30 May 2013

Still staying on

I have been away from the terrace house in Taman Sri Minang for the last couple of days, at a conference in Johor Bahru in the south of Malaysia. The house, I imagine, is still hot and full of noises of settling and the azan coming over the hill, waiting for me. The space is even more empty now.

The taxi took us back from a French bistro and instead of going into the hotel, I walked alone out into the Indian market, past a flower stall and the thick fragrance of incense; throbbing Indian pop then a fat man on a motorbike looking up to watch me. Just a single moment: there and then gone. In this universe, this one universe in the expansive multiverse, I stood on the corner, raised my right hand like I was Malaysian and walked into the street with confidence. In this universe, I know how to stop traffic.
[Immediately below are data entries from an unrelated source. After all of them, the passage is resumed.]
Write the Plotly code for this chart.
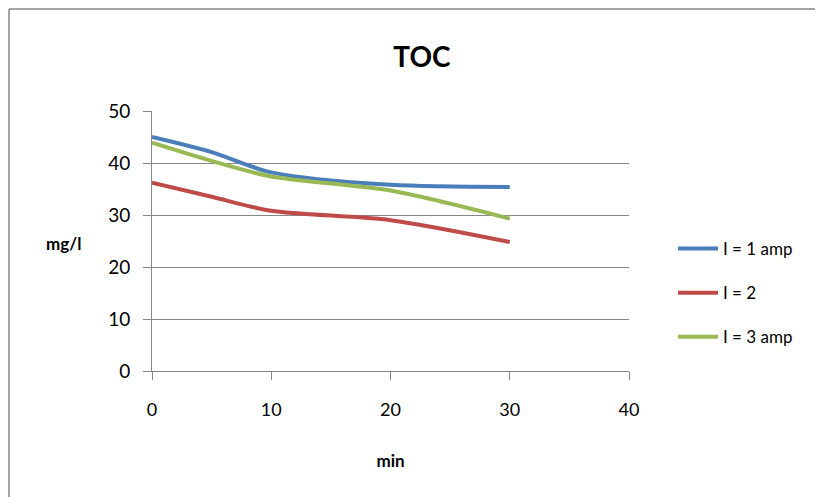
import plotly.graph_objects as go

minutes = [0, 5, 10, 20, 30]
toc_1amp = [45.0, 42.1, 38.2, 35.8, 35.4]
toc_2 = [36.2, 33.5, 30.8, 29.0, 24.8]
toc_3amp = [43.9, 40.4, 37.4, 34.7, 29.3]

series_names = ["I = 1 amp", "I = 2", "I = 3 amp"]
series_values = [toc_1amp, toc_2, toc_3amp]
series_colors = ["#4A7EBB", "#BE4B48", "#98B954"]

FONT = "Lato, 'Open Sans', sans-serif"

fig = go.Figure()
for i, (name, vals, col) in enumerate(zip(series_names, series_values, series_colors)):
    fig.add_trace(go.Scatter(
        x=minutes, y=vals, name=name, mode="lines", legendgroup=f"g{i}",
        line=dict(color=col, width=4, shape="spline", smoothing=0.8),
    ))

OFF = 8  # page body margin
W, H = 823 - OFF, 497 - OFF
L, T = 152 - OFF, 111 - OFF
R = W - (629 - OFF)
B = H - (371 - OFF)
pw = W - L - R
ph = H - T - B

def px2paper_x(px):
    return (px - OFF - L) / pw

def py2paper_y(py):
    return (H - B - (py - OFF)) / ph

border = dict(color="#868686", width=1.5)

fig.update_layout(
    width=W, height=H,
    margin=dict(l=L, r=R, t=T, b=B),
    paper_bgcolor="white", plot_bgcolor="white",
    font=dict(family=FONT, color="#000000", size=17),
    title=dict(text="<b>TOC</b>", x=px2paper_x(422), xref="paper", xanchor="center",
               y=1 - (57 - OFF) / H, yanchor="middle", font=dict(size=28, family=FONT)),
    showlegend=True,
    legend=dict(x=px2paper_x(673), y=py2paper_y(293), xref="paper", yref="paper",
                xanchor="left", yanchor="middle", traceorder="grouped",
                font=dict(size=17, family=FONT), tracegroupgap=19,
                itemwidth=40, bgcolor="rgba(0,0,0,0)"),
    xaxis=dict(range=[0, 40], tickvals=[0, 10, 20, 30, 40], showgrid=False,
               zeroline=False, showline=True, linecolor="#868686", linewidth=1,
               ticks="outside", ticklen=8, tickcolor="#868686",
               tickfont=dict(size=18), ticklabelstandoff=14,
               title=dict(text="<b>min</b>", font=dict(size=17), standoff=36)),
    yaxis=dict(range=[0, 50], tickvals=[0, 10, 20, 30, 40, 50], showgrid=True,
               gridcolor="#868686", gridwidth=1, zeroline=False,
               showline=True, linecolor="#868686", linewidth=1,
               ticks="outside", ticklen=8, tickcolor="#868686",
               tickfont=dict(size=19), ticklabelstandoff=9,
               title=dict(text="")),
    annotations=[dict(text="<b>mg/l</b>", x=px2paper_x(63), y=py2paper_y(243),
                      xref="paper", yref="paper", showarrow=False,
                      xanchor="center", yanchor="middle", font=dict(size=17))],
    shapes=[
        dict(type="line", xref="paper", yref="paper",
             x0=px2paper_x(OFF + 1), y0=py2paper_y(OFF + 1),
             x1=px2paper_x(OFF + 1), y1=py2paper_y(OFF + H + 20),
             line=border, layer="below"),
        dict(type="line", xref="paper", yref="paper",
             x0=px2paper_x(OFF + 1), y0=py2paper_y(OFF + 1),
             x1=px2paper_x(OFF + W + 20), y1=py2paper_y(OFF + 1),
             line=border, layer="below"),
    ],
)

fig.write_html("out.html")
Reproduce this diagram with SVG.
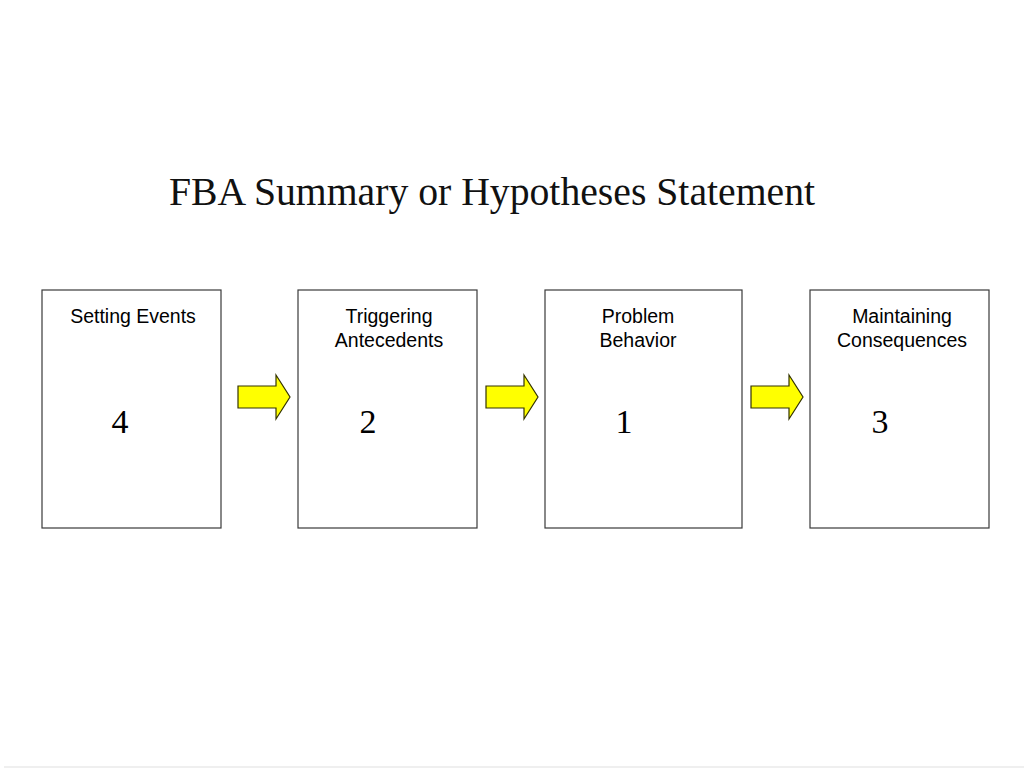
<svg xmlns="http://www.w3.org/2000/svg" width="1024" height="768" viewBox="0 0 1024 768">
<style>
.box{fill:#ffffff;stroke:#3a3a3a;stroke-width:1.2}
.lbl{font-family:"Liberation Sans",Arial,sans-serif;font-size:19.5px;fill:#000;text-anchor:middle}
.num{font-family:"Liberation Serif","Times New Roman",serif;font-size:34px;fill:#000;text-anchor:middle}
.arr{fill:#ffff00;stroke:#333300;stroke-width:1.2;stroke-linejoin:miter}
</style>
<rect x="0" y="0" width="1024" height="768" fill="#ffffff"/>
<rect x="4" y="766" width="1020" height="2" fill="#efefef"/>
<text x="492" y="205" font-family="'Liberation Serif','Times New Roman',serif" font-size="40" text-anchor="middle" textLength="646" lengthAdjust="spacingAndGlyphs" fill="#111">FBA Summary or Hypotheses Statement</text>
<g id="node-setting">
<rect class="box" x="42" y="290" width="179" height="238"/>
<text class="lbl" x="133" y="323">Setting Events</text>
<text class="num" x="120" y="433">4</text>
</g>
<g id="node-triggering">
<rect class="box" x="298" y="290" width="179" height="238"/>
<text class="lbl" x="389" y="323">Triggering</text>
<text class="lbl" x="389" y="347">Antecedents</text>
<text class="num" x="368" y="433">2</text>
</g>
<g id="node-problem">
<rect class="box" x="545" y="290" width="197" height="238"/>
<text class="lbl" x="638" y="323">Problem</text>
<text class="lbl" x="638" y="347">Behavior</text>
<text class="num" x="624" y="433">1</text>
</g>
<g id="node-maintaining">
<rect class="box" x="810" y="290" width="179" height="238"/>
<text class="lbl" x="902" y="323">Maintaining</text>
<text class="lbl" x="902" y="347">Consequences</text>
<text class="num" x="880" y="433">3</text>
</g>
<g id="connectors">
<path class="arr" d="M238,386 H276 V375 L290,397 L276,419 V408 H238 Z"/>
<path class="arr" d="M486,386 H524 V375 L538,397 L524,419 V408 H486 Z"/>
<path class="arr" d="M751,386 H789 V375 L803,397 L789,419 V408 H751 Z"/>
</g>
</svg>
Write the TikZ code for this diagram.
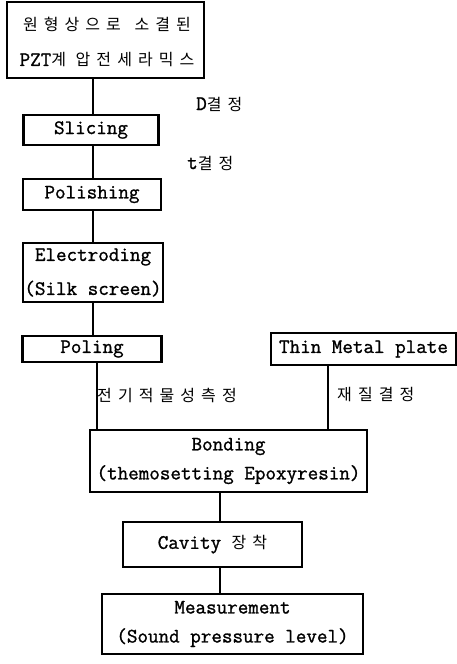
\documentclass[tikz,border=0pt]{standalone}
\usepackage{fontspec}
\newfontfamily\kr[LetterSpace=38]{Noto Sans CJK KR}
\newfontfamily\mnfont[FakeBold=1.2]{Latin Modern Mono}
\newcommand{\mn}{\mnfont\fontsize{20.5}{22}\selectfont}
\newcommand{\krs}{\kr\fontsize{16}{18}\selectfont}
\begin{document}
\begin{tikzpicture}[x=1pt,y=-1pt,
  box/.style={draw, line width=2.4pt, rectangle, inner sep=0pt, align=center, font=\mn},
  conn/.style={line width=2.4pt},
  lbl/.style={inner sep=0pt, anchor=west}]
\useasboundingbox (0,0) rectangle (457,664);
% boxes
\node[box, minimum width=197pt, minimum height=76pt] (raw) at (105.5,40) {};
\node[inner sep=0pt] (rawa) at (107,24) {\krs 원형상으로\hspace{4pt} 소결된};
\node[inner sep=0pt] (rawb) at (107,60) {\mn PZT\krs 계 압전세라믹스};
\node[box, minimum width=135pt, minimum height=30pt] (slicing) at (91,130) {Slicing};
\node[box, minimum width=138pt, minimum height=31pt] (polishing) at (92,194.5) {Polishing};
\node[box, minimum width=140pt, minimum height=59pt] (electro) at (93,272.5) {Electroding\\[12pt](Silk screen)};
\node[box, minimum width=139pt, minimum height=26pt] (poling) at (92,349) {Poling};
\node[box, minimum width=185pt, minimum height=32pt] (metal) at (363.5,349) {Thin Metal plate};
\node[box, minimum width=277pt, minimum height=62pt] (bonding) at (228.5,461) {Bonding\\[7pt](themosetting Epoxyresin)};
\node[box, minimum width=179pt, minimum height=45pt] (cavity) at (212.5,544.5) {Cavity {\krs 장착}};
\node[box, minimum width=261pt, minimum height=60pt] (meas) at (232.5,624) {Measurement\\[7pt](Sound pressure level)};
% labels
\node[lbl] (dl) at (196,104) {\mn D\krs 결정};
\node[lbl] (tl) at (187,163) {\mn t\krs 결정};
\node[lbl] (el) at (97,395) {\krs 전기적물성측정};
\node[lbl] (ml) at (337,395) {\krs 재질결정};
% connectors
\coordinate (xa) at (93,0);
\coordinate (xb) at (97,0);
\coordinate (xc) at (328,0);
\coordinate (xd) at (220,0);
\draw[conn] (raw.south -| xa) -- (slicing.north -| xa);
\draw[conn] (slicing.south -| xa) -- (polishing.north -| xa);
\draw[conn] (polishing.south -| xa) -- (electro.north -| xa);
\draw[conn] (electro.south -| xa) -- (poling.north -| xa);
\draw[conn] (poling.south -| xb) -- (bonding.north -| xb);
\draw[conn] (metal.south -| xc) -- (bonding.north -| xc);
\draw[conn] (bonding.south -| xd) -- (cavity.north -| xd);
\draw[conn] (cavity.south -| xd) -- (meas.north -| xd);
\end{tikzpicture}
\end{document}
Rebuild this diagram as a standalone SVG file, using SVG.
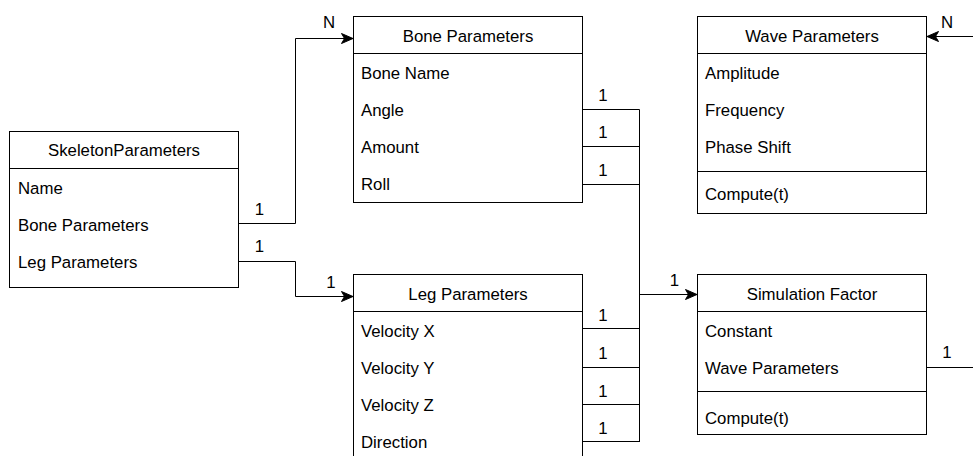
<svg xmlns="http://www.w3.org/2000/svg" width="973" height="456" viewBox="0 0 973 456">
<defs>
<style>
.box{fill:#fff;stroke:#000;stroke-width:1}
.ln{fill:none;stroke:#000;stroke-width:1}
text{font-family:"Liberation Sans",Arial,sans-serif;font-size:16.8px;fill:#000}
.h{text-anchor:middle}
.lb{text-anchor:middle}
</style>
<marker id="arr" markerUnits="userSpaceOnUse" markerWidth="13" markerHeight="11" viewBox="0 0 13 11" refX="12" refY="5.5" orient="auto">
<path d="M0.5,0.5 L12,5.5 L0.5,10.5 L3.5,5.5 Z" fill="#000" stroke="#000" stroke-width="1"/>
</marker>
</defs>
<rect width="973" height="456" fill="#fff"/>

<g id="skeleton">
<rect class="box" x="9.5" y="131.5" width="229" height="156"/>
<line class="ln" x1="9.5" y1="168.5" x2="238.5" y2="168.5"/>
<text class="h" x="124" y="156">SkeletonParameters</text>
<text x="18" y="194">Name</text>
<text x="18" y="231">Bone Parameters</text>
<text x="18" y="268">Leg Parameters</text>
</g>

<g id="bone">
<rect class="box" x="353.5" y="16.5" width="229" height="186"/>
<line class="ln" x1="353.5" y1="53.5" x2="582.5" y2="53.5"/>
<text class="h" x="468" y="41.5">Bone Parameters</text>
<text x="361" y="79">Bone Name</text>
<text x="361" y="116">Angle</text>
<text x="361" y="153">Amount</text>
<text x="361" y="190">Roll</text>
</g>

<g id="wave">
<rect class="box" x="697.5" y="16.5" width="229" height="197"/>
<line class="ln" x1="697.5" y1="53.5" x2="926.5" y2="53.5"/>
<line class="ln" x1="697.5" y1="171.5" x2="926.5" y2="171.5"/>
<text class="h" x="812" y="41.5">Wave Parameters</text>
<text x="705" y="79">Amplitude</text>
<text x="705" y="116">Frequency</text>
<text x="705" y="153">Phase Shift</text>
<text x="705" y="200">Compute(t)</text>
</g>

<g id="leg">
<rect class="box" x="353.5" y="274.5" width="229" height="190"/>
<line class="ln" x1="353.5" y1="311.5" x2="582.5" y2="311.5"/>
<text class="h" x="468" y="299.5">Leg Parameters</text>
<text x="361" y="337">Velocity X</text>
<text x="361" y="374">Velocity Y</text>
<text x="361" y="411">Velocity Z</text>
<text x="361" y="448">Direction</text>
</g>

<g id="simulation">
<rect class="box" x="697.5" y="274.5" width="229" height="160"/>
<line class="ln" x1="697.5" y1="311.5" x2="926.5" y2="311.5"/>
<line class="ln" x1="697.5" y1="391.5" x2="926.5" y2="391.5"/>
<text class="h" x="812" y="299.5">Simulation Factor</text>
<text x="705" y="337">Constant</text>
<text x="705" y="374">Wave Parameters</text>
<text x="705" y="423.5">Compute(t)</text>
</g>

<g id="connectors">
<path class="ln" d="M238.5,223.5 H295.5 V38.5 H353" marker-end="url(#arr)"/>
<path class="ln" d="M238.5,261.5 H295.5 V296.5 H353" marker-end="url(#arr)"/>
<path class="ln" d="M582.5,109.5 H639.5 V442"/>
<path class="ln" d="M582.5,146.5 H639.5"/>
<path class="ln" d="M582.5,184.5 H639.5"/>
<path class="ln" d="M582.5,328.5 H639.5"/>
<path class="ln" d="M582.5,367.5 H639.5"/>
<path class="ln" d="M582.5,404.5 H639.5"/>
<path class="ln" d="M582.5,441.5 H639.5"/>
<path class="ln" d="M639.5,294.5 H697" marker-end="url(#arr)"/>
<path class="ln" d="M973,36.5 H927" marker-end="url(#arr)"/>
<path class="ln" d="M926.5,367.5 H973"/>
<text class="lb" x="259.5" y="214.5">1</text>
<text class="lb" x="259.5" y="252">1</text>
<text class="lb" x="331" y="288">1</text>
<text class="lb" x="329" y="27.5">N</text>
<text class="lb" x="603" y="100.5">1</text>
<text class="lb" x="603" y="137.5">1</text>
<text class="lb" x="603" y="175.5">1</text>
<text class="lb" x="603" y="320.5">1</text>
<text class="lb" x="603" y="358.5">1</text>
<text class="lb" x="603" y="396.5">1</text>
<text class="lb" x="603" y="433.5">1</text>
<text class="lb" x="674.5" y="285.5">1</text>
<text class="lb" x="947" y="27.5">N</text>
<text class="lb" x="947" y="357.5">1</text>
</g>
</svg>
Sometimes things are just what they are. The most pernicious lie I was ever told: you are not all fundamentally okay. You need something else to be okay.

We are, it turns out, all fundamentally okay.

At one point, there will be more days behind me than in front of me and I will need to start getting ready for having my wife and daughters back. Being alone has meant more than being free to have more time to myself: it's given a kind of emotional freedom too. Parents and spouses are constantly giving away emotional energy, but now I am keeping it for myself, relishing it, thinking of who I am, full stop. Not the I in relation to anyone else. I don't like the metaphor of recharging. Instead a moment which embodies it: sitting just now, in Starbucks, waiting for new friends to come and meet me, I didn't have a phone or an iPad or a child or spouse to attend to. It was just me, sat in a chair, watching. Suddenly, I felt a rush of optimism about the future, whatever it may be. I have the energy to go on into whatever future falls out of the system. There's nothing, after all, to worry about.